The Sword of Damocles Strikes Again***

***Careful children, this might get a bit political.

As a newly adopted denizen of the high seas, I find myself having the unique opportunity of viewing the current political mayhem with the fresh–if temporary–eyes of an outsider.

From afar, I’m amused (and often disappointed) to watch these supposedly distinguished and experienced candidates as they battle over such lofty subjects as pockmarked city streets and Wallstreet stock commissions, bickering like children about the proper way to plan and execute a stirring public address.

But when it comes to the “real” issues, the ones countless citizens lose sleep over, like war and crime and the future of the economy, it all seems to this current expatriate like so much noise. As pointless and annoying as the endless dripping of a faucet in disrepair, and twice as counterproductive, these words fall to the ground unabsorbed by the majority of the population.

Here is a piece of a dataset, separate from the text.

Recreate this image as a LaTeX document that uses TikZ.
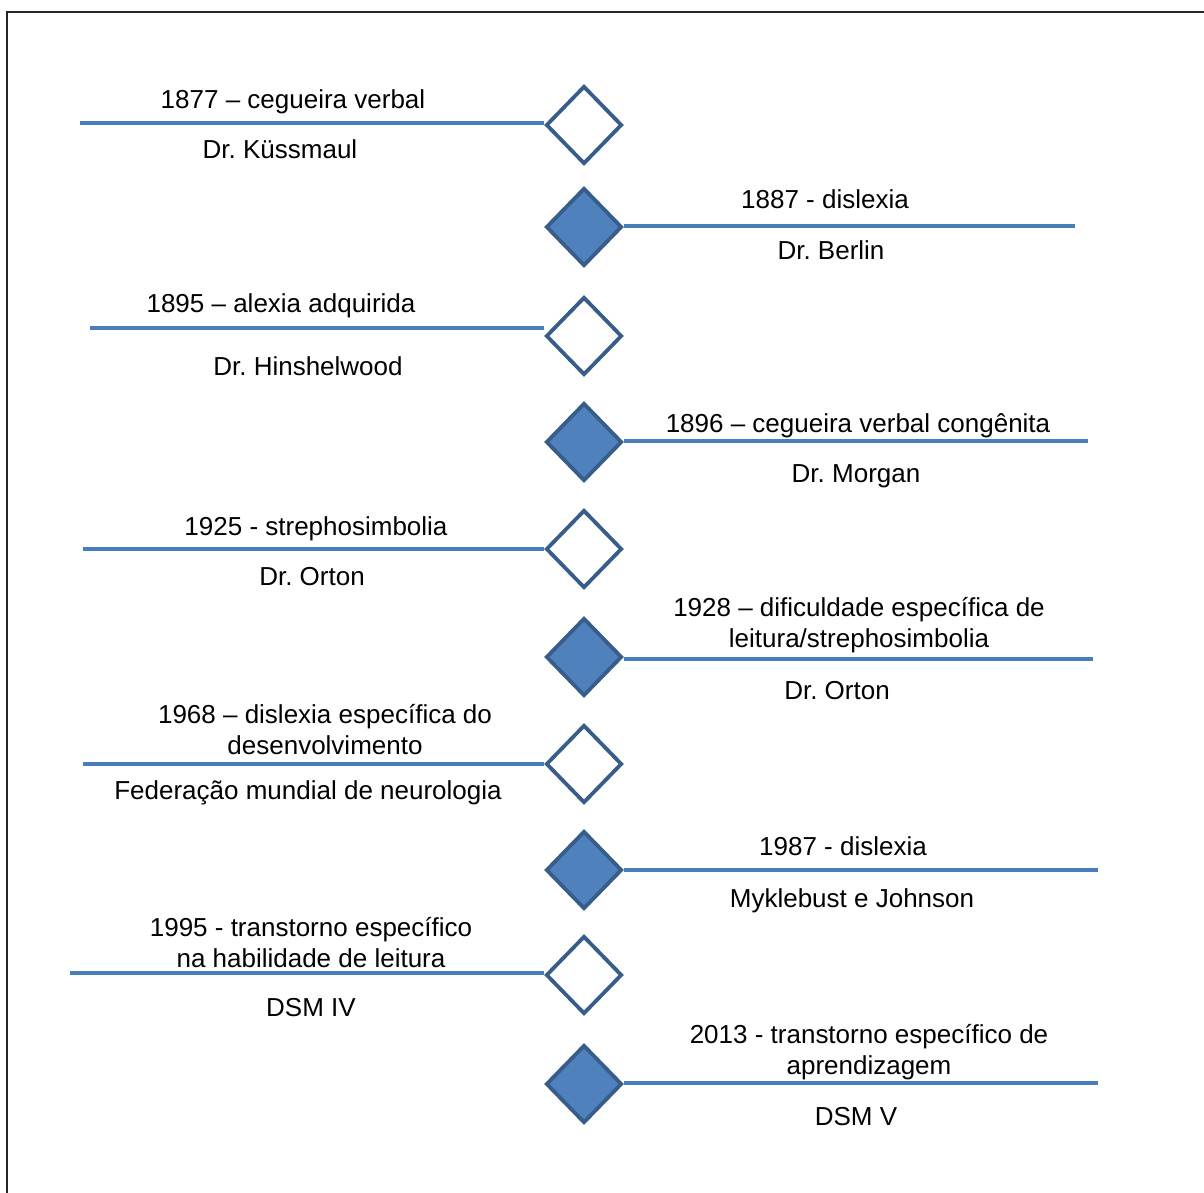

Because of my American roots, I know where this malarky is headed. There’s no pleasant and amusing end to the exhibition of choreographed verbal stumbling we now witness. In a year, the cries of “When I am elected” will simply morph into “If I had been elected,” and nothing will change but the amount of attention given to the crier.

The dubious “winner” will climb the steps of power, and upon reaching his new throne, will promptly look up at the gigantic sword hanging above his head and say “Oh, shit.” After a few months, the excuses will start. “I didn’t know that was up there,” he’ll say. “My predecessor never told me.” When people start to notice his failure to uphold the countless, inhuman promises he made, he’ll sputter some nonsense about how the future he predicted has somehow changed, how the outlook is bright regardless of how bleak the present seems.

In two years, the next hopefuls will begin to line up behind his chair and begin scheming. None of them want to think about what they’ll really do when they get there. For now, it’s about the prize. The golden throne, the power and the glory.

Isn’t it funny, how it seems that glory only comes in retrospect, long after the glorious are dead and buried by the overshadowing mistakes of their predecessors? Something tells me I’d point and laugh if it wasn’t my own country.

But then I would seem ungrateful and unpatriotic. And we wouldn’t want that.